Barry talks about identity and culture and their impact on work and training (2:02)

I believe they’re lost without it, because unless you know where you’re coming from, isn’t that the whole idea of Aboriginal people is a creative – creation of the colonising process of re-establishing who people are.  But if they start to realise that they’re actually a Wiradjuri person or a Murrinh-Patha person or whatever, when they go into university, then their whole sense of – the base where they’re coming from seems to come more established. 
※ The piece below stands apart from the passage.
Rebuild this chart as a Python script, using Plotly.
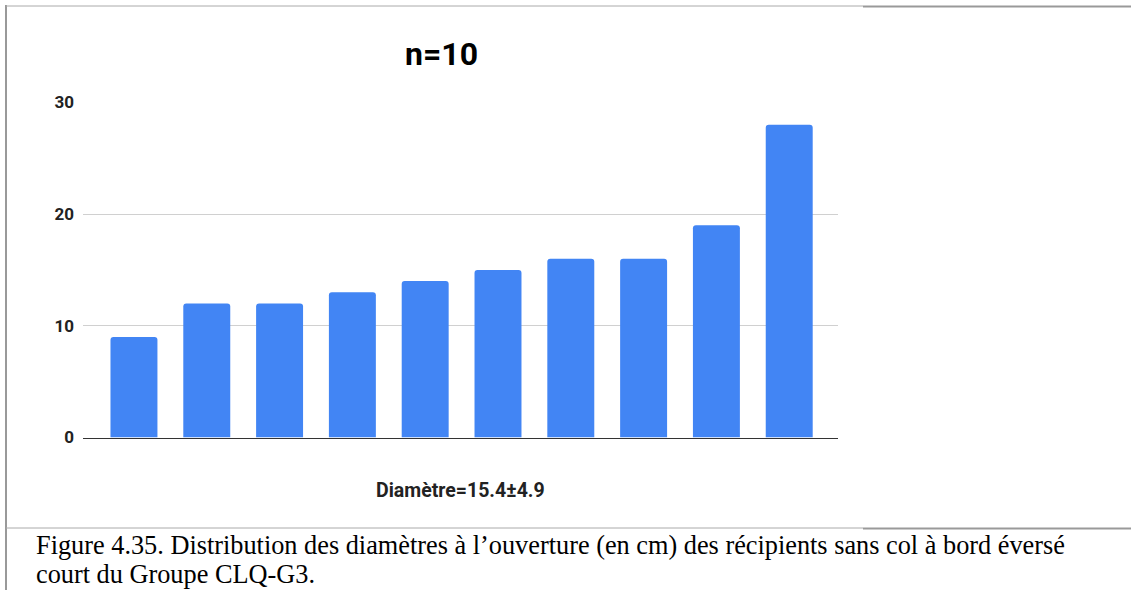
import plotly.graph_objects as go

# ---- data ----
categories = ["1", "2", "3", "4", "5", "6", "7", "8", "9", "10"]
diameters = [9, 12, 12, 13, 14, 15, 16, 16, 19, 28]
y_ticks = [0, 10, 20, 30]
title_text = "n=10"
x_title_text = "Diamètre=15.4±4.9"
caption_line1 = "Figure 4.35. Distribution des diamètres à l’ouverture (en cm) des récipients sans col à bord éversé"
caption_line2 = "court du Groupe CLQ-G3."

W, H = 1131, 590


def px(x):
    return x / W


def py(y):
    return 1 - y / H


fig = go.Figure()
fig.add_trace(go.Bar(
    x=categories,
    y=diameters,
    marker=dict(color="#4285F4", cornerradius=3, line=dict(width=0)),
    hoverinfo="x+y",
))

fig.update_layout(
    width=W, height=H,
    autosize=False,
    margin=dict(l=0, r=0, t=0, b=0, autoexpand=False),
    paper_bgcolor="white",
    plot_bgcolor="white",
    showlegend=False,
    bargap=0.355,
    xaxis=dict(
        domain=[px(83), px(838)],
        range=[-0.7, 9.67],
        showticklabels=False,
        ticks="",
        showgrid=False,
        showline=True,
        linecolor="#333333",
        linewidth=1,
        zeroline=False,
        automargin=False,
    ),
    yaxis=dict(
        domain=[py(437.5), py(102.3)],
        range=[0, 30],
        tickvals=y_ticks,
        showgrid=True,
        gridcolor="#d0d0d0",
        gridwidth=1,
        zeroline=False,
        showline=False,
        ticks="",
        automargin=False,
        ticklabelstandoff=8,
        tickfont=dict(family="Roboto", size=17, color="#222222", weight="bold"),
    ),
)

annotations = [
    dict(text=title_text, x=px(441.5), y=py(54), xref="paper", yref="paper",
         xanchor="center", yanchor="middle", showarrow=False,
         font=dict(family="Roboto", size=32, color="#000000", weight="bold")),
    dict(text=x_title_text, x=px(460), y=py(490), xref="paper", yref="paper",
         xanchor="center", yanchor="middle", showarrow=False,
         font=dict(family="Roboto", size=19.5, color="#222222", weight="bold")),
    dict(text=caption_line1, x=px(34), y=py(545), xref="paper", yref="paper",
         xanchor="left", yanchor="middle", showarrow=False,
         font=dict(family="Liberation Serif", size=26.3, color="#000000")),
    dict(text=caption_line2, x=px(34), y=py(574), xref="paper", yref="paper",
         xanchor="left", yanchor="middle", showarrow=False,
         font=dict(family="Liberation Serif", size=26.3, color="#000000")),
]
fig.update_layout(annotations=annotations)

shapes = [
    # left border
    dict(type="line", x0=px(6), x1=px(6), y0=py(5), y1=py(H + 2), xref="paper", yref="paper",
         line=dict(color="#999999", width=2)),
    # top border (thin part then thicker part)
    dict(type="line", x0=px(6), x1=px(863), y0=py(6), y1=py(6), xref="paper", yref="paper",
         line=dict(color="#aaaaaa", width=1)),
    dict(type="line", x0=px(863), x1=px(W), y0=py(6.5), y1=py(6.5), xref="paper", yref="paper",
         line=dict(color="#999999", width=2)),
    # bottom border of chart box
    dict(type="line", x0=px(6), x1=px(863), y0=py(528), y1=py(528), xref="paper", yref="paper",
         line=dict(color="#aaaaaa", width=1)),
    dict(type="line", x0=px(863), x1=px(W), y0=py(528.5), y1=py(528.5), xref="paper", yref="paper",
         line=dict(color="#999999", width=2)),
]
fig.update_layout(shapes=shapes)

fig.write_html(
    "out.html",
    config={"responsive": False, "displayModeBar": False},
    post_script="document.body.style.margin='0';document.body.style.overflow='hidden';",
)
The interesting thing about Wadeye, which is where I’m presenting doing the training now, is that there’s no need to do that.  This place is totally immersed in their cultural base but they don’t realise how strong that can be in their intentions about what they want to do.  But then again it’s a very different experience here at Wadeye, because the majority of people I’ve spoken to don’t want to leave the place so they’re not interested in the bigger fields, the higher wages or the better opportunities or anything else.  So they don’t want to train up to be an art gallery manager because they really don’t want to leave here.  So unless there’s an art gallery here, then there’s no future employment in that sort of training that would serve their purpose, so... And that’s one of the dilemmas because there is not a lot of work opportunities here so the whole idea of training to me needs to be balanced around the idea of it is about them individuals becoming better themselves, who they are rather than better to qualify to be somewhere else or to work somewhere else.  I still see that comes back to sense of identity again, and people who have a strong sense of identity I think tend to do any job or tend to do any studies.  It’s about their own – I don’t know – self image that perpetuates their own learning process.